Ainsi donc, nous sommes devenus une société de l’incommunicabilité, si bien que plusieurs plateaux médiatiques finissent par la désertion d’un au moins de leurs invités en raison d’une impossibilité de l’échange serein et constructif. Il y aurait à procéder à une analyse des échanges et de leurs temps respectifs pour se rendre compte que ce n’est pas une logique de conversation qui y règne, mais un enjeu de pouvoir : c’est à qui empêchera l’autre de parler et de développer sa pensée, quitte à l’interrompre anarchiquement au centre ou au début de la phrase. Chacun semble avoir la réponse toute prête à la question qu’on n’a pas encore posée, et un contre-argument tout fait pour une thèse non encore développée. A la fin on se retrouve avec l’animateur ou l’animatrice étalant un exposé fastidieux à la place du rôle de relai qui lui est assigné dans ce genre de contexte. N’empêche que nous avons des compétences de haut niveau dans le domaine, mais elles ne sont pas toutes bien rentabilisées dans la programmation des différentes productions.
Voilà donc un premier point qui devrait nous interpeler davantage, pour une évaluation minutieuse de tout le temps et l’argent qui a été alloués à la formation aux médias, surtout concernant ces fonds exorbitants fournis à titre bénévole (?) par des bailleurs étrangers.

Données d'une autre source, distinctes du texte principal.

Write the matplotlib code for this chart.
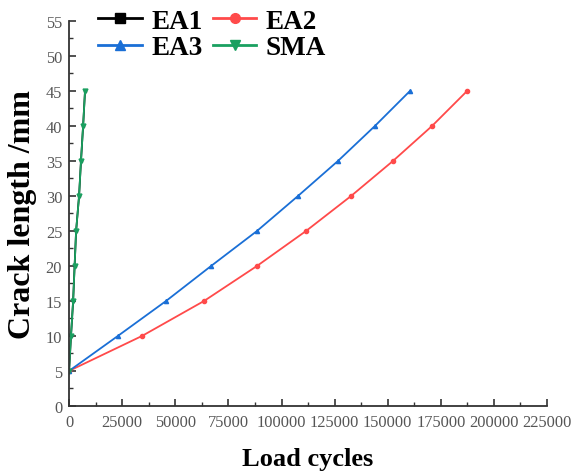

Mais pour finir ce propos d’évocation d’un problème qui nous paraît d’une importance majeure, jetons un rapide coup d’œil sur le caractère entrepreneurial des établissements ou des sociétés médiatiques. La plupart d’entre elles sont en difficultés financières caractérisées, forcées donc aux réductions salariales et même au remerciement pur et simple de leurs contractuels ou employés fragiles. Sans doute aussi sont-elles lourdement endettées aux fournisseurs et à l’Office national de la télédiffusion, à part deux ou trois radios et autan de télévisions. Du coup, le marché publicitaire marquant un petit retour a envahi le produit médiatique sans considération pour les règles d’usage, éthiques et économiques, en matière de temps et de lieux des publicités dans la programmation. Plus même, les médias ne peuvent plus payer les productions dont la charge revient désormais, le plus souvent, à l’auteur du produit qui doit trouver le sponsor capable de payer généreusement le coût global de l’émission, à concurrence de 50% pour le diffuseur.

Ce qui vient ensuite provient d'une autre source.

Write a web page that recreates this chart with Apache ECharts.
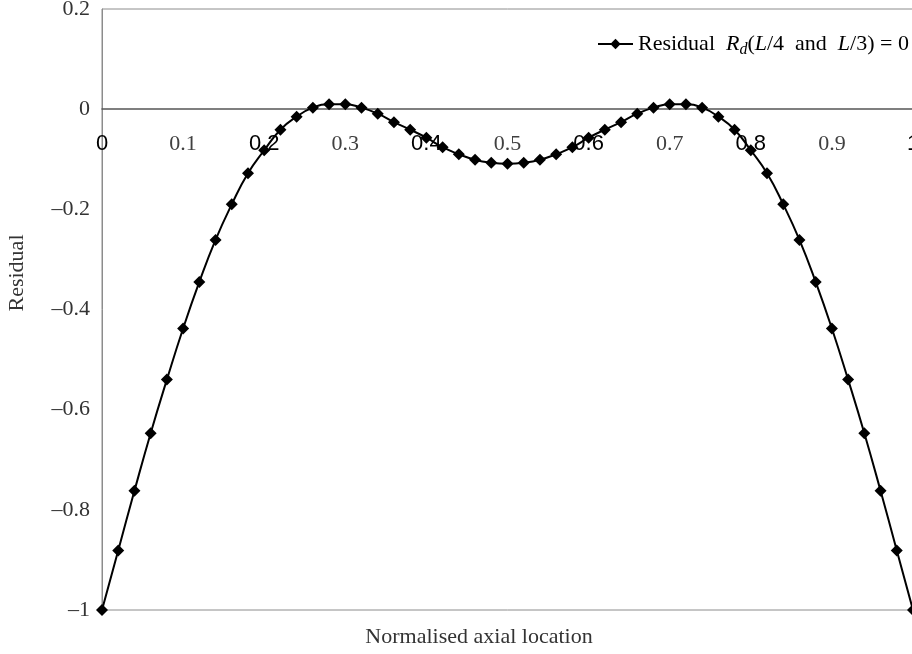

Quant aux journaux sur support papier, peut-être aussi les journaux électroniques avec un peu moins d’acuité, c’est la vraie galère. Aussi les voit-on disparaître successivement et, dans le meilleur des cas, remplacer les premiers par les seconds. Pourtant, nous avons des titres historiques qui constituent des repères de qualité, d’impact et de mémoire pour le secteur. Que l’on pense surtout à une boite comme Dar-Assabah ! Faut-il qu’elle continue indéfiniment dans les difficultés et même le flou juridique où elle baigne ? N’y aurait-il pas lieu d’activer l’assainissement de sa situation quitte à ce que l’Etat s’en mêle de façon efficace, plus que par un maintien du statu quo ?
Pour tout dire, il doit y avoir, il y a sans doute, au programme du gouvernement Bouden, une attention particulière à accorder à ce secteur, non pour l’assujettir à une quelconque prise de parti inconditionnelle en matière de politique, mais pour l’aider à accomplir, honnêtement et aussi objectivement que possible, sa mission d’information citoyenne dans une société aspirant à la démocratie et au développement.